Luke 12:13-21
Someone in the crowd said to him, “Teacher, tell my brother to divide the family inheritance with me.” But he said to him, “Friend, who set me to be a judge or arbitrator over you?” And he said to them, “Take care! Be on your guard against all kinds of greed; for one’s life does not consist in the abundance of possessions.” Then he told them a parable: “The land of a rich man produced abundantly. And he thought to himself, ‘What should I do, for I have no place to store my crops?’ Then he said, ‘I will do this: I will pull down my barns and build larger ones, and there I will store all my grain and my goods. And I will say to my soul, ‘Soul, you have ample goods laid up for many years; relax, eat, drink, be merry.’ But God said to him, ‘You fool! This very night your life is being demanded of you. And the things you have prepared, whose will they be?’ So it is with those who store up treasures for themselves but are not rich toward God.”
I would very much like this parable to be about what happens when someone has way too much money. I would like it even more if this parable was about how God smites the ultra rich for being selfish, greedy, and arrogant. I would like it the very-most-bestest though, if this parable gave us all God’s blessing to launch the rich into space strapped to the top of their own personal rockets. BUT… this parable is not about the rich. Not about the greedy. Not about the arrogant and not about the selfish.
The lessons today… both the one from Ecclesiastes and the parable from Luke… are here to simply contrast the directions we can choose to live our lives and remind us once again that living our lives in one direction leads to an abundant life filled with peace and joy, while living our lives in the other direction leads to despair and a soul sucking demand on our existence.
Both lessons certainly use tremendous wealth as the foil. The teacher in the first lesson is, after all, the King. The kids who came to Jesus had an inheritance worth arguing about, and the guy in the parable had two, already full-to-the-rafters barns, AND could afford to pull them down to build bigger ones! All of those are just as clear indications of tremendous wealth back then, as a personal space program is for today.

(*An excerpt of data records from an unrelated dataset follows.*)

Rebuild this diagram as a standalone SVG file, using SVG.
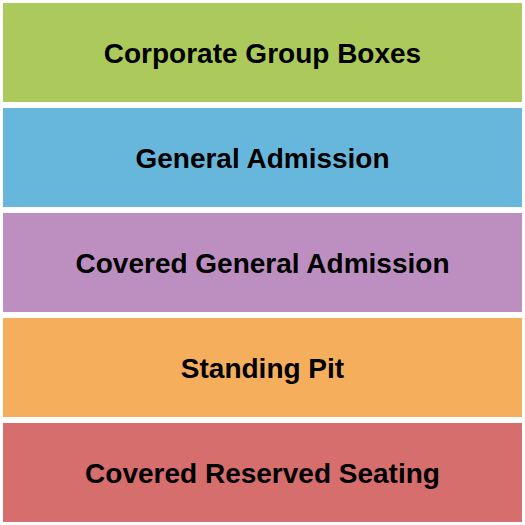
<svg xmlns="http://www.w3.org/2000/svg" width="525" height="525" viewBox="0 0 525 525">
<style>
.band{stroke:none}
.lbl{font-family:"Liberation Sans",Arial,sans-serif;font-weight:bold;font-size:28px;fill:#000;text-anchor:middle}
</style>
<rect width="525" height="525" fill="#ffffff"/>
<g id="corporate-group-boxes">
<rect class="band" x="3" y="3" width="519" height="99" fill="#abca5b"/>
<text class="lbl" x="262.5" y="63">Corporate Group Boxes</text>
</g>
<g id="general-admission">
<rect class="band" x="3" y="108" width="519" height="99" fill="#67b7dc"/>
<text class="lbl" x="262.5" y="168">General Admission</text>
</g>
<g id="covered-general-admission">
<rect class="band" x="3" y="213" width="519" height="99" fill="#bd8fc1"/>
<text class="lbl" x="262.5" y="273">Covered General Admission</text>
</g>
<g id="standing-pit">
<rect class="band" x="3" y="318" width="519" height="99" fill="#f5ae5b"/>
<text class="lbl" x="262.5" y="378">Standing Pit</text>
</g>
<g id="covered-reserved-seating">
<rect class="band" x="3" y="423" width="519" height="99" fill="#d66e6e"/>
<text class="lbl" x="262.5" y="483">Covered Reserved Seating</text>
</g>
<g id="connectors"></g>
</svg>
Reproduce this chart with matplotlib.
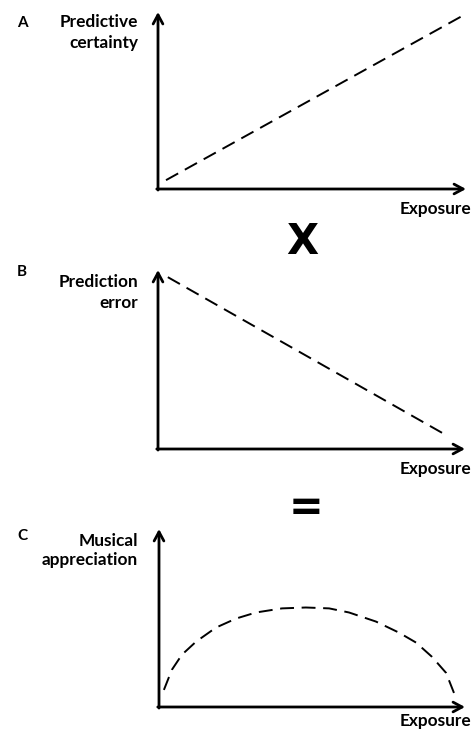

But as tempting as it might be to launch the uber-rich into space… and it is! The real message here is that when we choose to live our lives TOWARD the other… toward our neighbors, toward our community, and toward those who the world labels as least, the lost and the last in society… When we live TOWARD the other, putting their needs before ours… this lesson and this parable, and honestly a giant chunk of Scripture, all make it clear that when we walk our lives in THAT direction we experience the fullness of life. In that direction we will find ourselves truly alive. Along that path is abundant life.
If, on the other hand we are living our lives obsessed with the person in the mirror, or with our own accomplishments, wealth, power, prestige or image… then we are inevitably also living our lives AWAY from the other… away our neighbors, away from our community, and away from those who the world labels as least and lost and last in society. When we live AWAY from the other, putting our needs before theirs… this lesson and this parable, and that same giant chunk of the Bible make it clear… that direction leads us into despair and drains the life we’ve been given right out of us.
It’s the DIRECTION… not the dollars. The first lesson catches the king in that realization. It really isn't his money, work, or power that are his problems… It’s his vanity… his privilege… his self indulgent worry that keep him from living in the present and toward his neighbor. His worry leaves him paralyzed and unable to move toward his neighbor and that leaves him sliding ever deeper into despair.
Likewise in the parable, it isn’t the bumper crops that are the problem. Rather it is his backwards notion that life is all about having the biggest barns. But we see that worship of the unholy trinity of me, myself, and I only moves him farther and father AWAY from his neighbors, and walking this life in THAT direction drains the life from us, until that very night in the parable, the very last of his life is gone.
Real life, of course, is never as cut and dry as a parable or Biblical Wisdom. Neither the Teacher, Jesus, nor the One who created us is expecting perfection. Instead, all are trying to help us to live more often abundantly than in despair. They are pulling for us to get the very most out of the life we've been given. They are not out to get us! That's why in Christ there is limitless grace and never ending love for us as we walk step by step through life.
How do you do that? Well, I've found there is no one single, universal practice that works for everyone but there are a few things I see people doing right around here that seem to work for more people than they don't. Gathering here is one. In person. With others who are also walking the Way. Going to coffee hour, believe it or not, and sharing with someone how the week went and asking them genuinely how they are doing. Taking the flowers from worship to someone on your way home seems to work for those who do that, and anyone can do that. And the one local practice that I've found that is actually the closest thing to a single-universal-works-for-everyone-practice... Sitting for a day in the tent on the Appalachian Trail.
There is no best practice. There's only a best direction. So whatever you try, take time at the end of the day and honestly reflect and just notice the direction it moved you that day. Was it toward the other or did it move you away. Then just let that day go and in the morning try to do more of the TOWARD stuff. That's it. That is honestly the entire take home message for these lessons from today, and honestly from a whole giant chuck of Scripture as well. Amen.